- **What you should do**:
Leaving out the pictures, retype all the material exactly.

- **Recorded information**:

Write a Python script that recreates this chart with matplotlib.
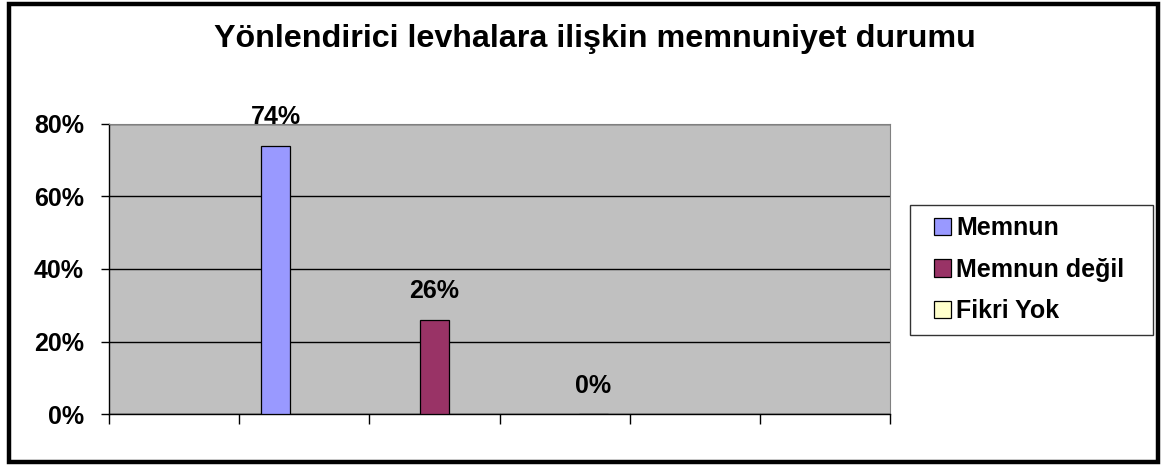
import matplotlib
matplotlib.use('Agg')
import matplotlib.pyplot as plt
from matplotlib.patches import Rectangle, Patch
from matplotlib.legend_handler import HandlerPatch
from matplotlib.ticker import FuncFormatter

plt.rcParams['font.family'] = ['Liberation Sans', 'DejaVu Sans']
plt.rcParams['font.weight'] = 'bold'

# Data
title = 'Yönlendirici levhalara ilişkin memnuniyet durumu'
series = ['Memnun', 'Memnun değil', 'Fikri Yok']
values = [0.74, 0.26, 0.0]
colors = ['#9999FF', '#993366', '#FFFFCC']
yticks = [0.0, 0.2, 0.4, 0.6, 0.8]
nSlots = 6

W, H = 1161, 466
fig = plt.figure(figsize=(W / 100, H / 100), dpi=100)
fig.patch.set_facecolor('white')

# outer chart border
fig.patches.append(Rectangle((8.5 / W, 4.5 / H), 1149 / W, 458 / H, transform=fig.transFigure,
                             fill=False, edgecolor='black', linewidth=3.2, zorder=10))

ax = fig.add_axes([109 / W, 1 - 414 / H, 781 / W, 290 / H])
ax.set_facecolor('#C0C0C0')
ax.set_xlim(0, nSlots)
ax.set_ylim(0, 0.8)

# bars sit in staggered slots along the category axis
start, step, width = 1.28, 1.22, 0.223
handles = []
for i, (name, val, col) in enumerate(zip(series, values, colors)):
    x = start + i * step
    ax.bar(x, val, width=width, color=col, edgecolor='black', linewidth=0.9, zorder=3)
    ax.annotate('{:.0f}%'.format(val * 100), (x, val), xytext=(0, 20.5), textcoords='offset points',
                ha='center', va='center', fontsize=18, fontweight='bold', zorder=4,
                annotation_clip=False)
    handles.append(Patch(facecolor=col, edgecolor='black', linewidth=0.9, label=name))

ax.set_yticks(yticks)
ax.yaxis.set_major_formatter(FuncFormatter(lambda v, p: '{:.0f}%'.format(v * 100)))
ax.set_xticks(range(nSlots + 1))
ax.set_xticklabels([])
ax.grid(axis='y', color='black', linewidth=1.0, zorder=1)
ax.tick_params(axis='y', length=6, width=1, labelsize=18, pad=12)
ax.tick_params(axis='x', length=7, width=1)
for lbl in ax.get_yticklabels():
    lbl.set_fontweight('bold')
for s in ['top', 'right']:
    ax.spines[s].set_color('#808080')
for s in ['left', 'bottom']:
    ax.spines[s].set_color('black')
    ax.spines[s].set_linewidth(1.0)

fig.text(595 / W, 1 - 39 / H, title, ha='center', va='center', fontsize=23.2, fontweight='bold')


# small square key pushed to the right end of the handle box
def squareKey(legend, orig_handle, xdescent, ydescent, width, height, fontsize):
    side = min(width, height)
    return Rectangle((-xdescent + width - side, -ydescent + (height - side) / 2), side, side)


leg = fig.legend(handles=handles, loc='upper left',
                 bbox_to_anchor=(910 / W, 1 - 333 / H, 243 / W, 128 / H), mode='expand',
                 frameon=True, fancybox=False, edgecolor='black', fontsize=18,
                 handlelength=1.2, handleheight=0.68, handletextpad=0.2,
                 labelspacing=0.7, borderpad=0.45, borderaxespad=0,
                 handler_map={Patch: HandlerPatch(patch_func=squareKey)})
leg.get_frame().set_linewidth(1.0)
for t in leg.get_texts():
    t.set_fontweight('bold')

fig.savefig('out.png', dpi=100)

- **Task result**:
Write a Python script that recreates this chart with matplotlib.
import matplotlib
matplotlib.use('Agg')
import matplotlib.pyplot as plt
from matplotlib.patches import Rectangle, Patch
from matplotlib.legend_handler import HandlerPatch
from matplotlib.ticker import FuncFormatter

plt.rcParams['font.family'] = ['Liberation Sans', 'DejaVu Sans']
plt.rcParams['font.weight'] = 'bold'

# Data
title = 'Yönlendirici levhalara ilişkin memnuniyet durumu'
series = ['Memnun', 'Memnun değil', 'Fikri Yok']
values = [0.74, 0.26, 0.0]
colors = ['#9999FF', '#993366', '#FFFFCC']
yticks = [0.0, 0.2, 0.4, 0.6, 0.8]
nSlots = 6

W, H = 1161, 466
fig = plt.figure(figsize=(W / 100, H / 100), dpi=100)
fig.patch.set_facecolor('white')

# outer chart border
fig.patches.append(Rectangle((8.5 / W, 4.5 / H), 1149 / W, 458 / H, transform=fig.transFigure,
                             fill=False, edgecolor='black', linewidth=3.2, zorder=10))

ax = fig.add_axes([109 / W, 1 - 414 / H, 781 / W, 290 / H])
ax.set_facecolor('#C0C0C0')
ax.set_xlim(0, nSlots)
ax.set_ylim(0, 0.8)

# bars sit in staggered slots along the category axis
start, step, width = 1.28, 1.22, 0.223
handles = []
for i, (name, val, col) in enumerate(zip(series, values, colors)):
    x = start + i * step
    ax.bar(x, val, width=width, color=col, edgecolor='black', linewidth=0.9, zorder=3)
    ax.annotate('{:.0f}%'.format(val * 100), (x, val), xytext=(0, 20.5), textcoords='offset points',
                ha='center', va='center', fontsize=18, fontweight='bold', zorder=4,
                annotation_clip=False)
    handles.append(Patch(facecolor=col, edgecolor='black', linewidth=0.9, label=name))

ax.set_yticks(yticks)
ax.yaxis.set_major_formatter(FuncFormatter(lambda v, p: '{:.0f}%'.format(v * 100)))
ax.set_xticks(range(nSlots + 1))
ax.set_xticklabels([])
ax.grid(axis='y', color='black', linewidth=1.0, zorder=1)
ax.tick_params(axis='y', length=6, width=1, labelsize=18, pad=12)
ax.tick_params(axis='x', length=7, width=1)
for lbl in ax.get_yticklabels():
    lbl.set_fontweight('bold')
for s in ['top', 'right']:
    ax.spines[s].set_color('#808080')
for s in ['left', 'bottom']:
    ax.spines[s].set_color('black')
    ax.spines[s].set_linewidth(1.0)

fig.text(595 / W, 1 - 39 / H, title, ha='center', va='center', fontsize=23.2, fontweight='bold')


# small square key pushed to the right end of the handle box
def squareKey(legend, orig_handle, xdescent, ydescent, width, height, fontsize):
    side = min(width, height)
    return Rectangle((-xdescent + width - side, -ydescent + (height - side) / 2), side, side)


leg = fig.legend(handles=handles, loc='upper left',
                 bbox_to_anchor=(910 / W, 1 - 333 / H, 243 / W, 128 / H), mode='expand',
                 frameon=True, fancybox=False, edgecolor='black', fontsize=18,
                 handlelength=1.2, handleheight=0.68, handletextpad=0.2,
                 labelspacing=0.7, borderpad=0.45, borderaxespad=0,
                 handler_map={Patch: HandlerPatch(patch_func=squareKey)})
leg.get_frame().set_linewidth(1.0)
for t in leg.get_texts():
    t.set_fontweight('bold')

fig.savefig('out.png', dpi=100)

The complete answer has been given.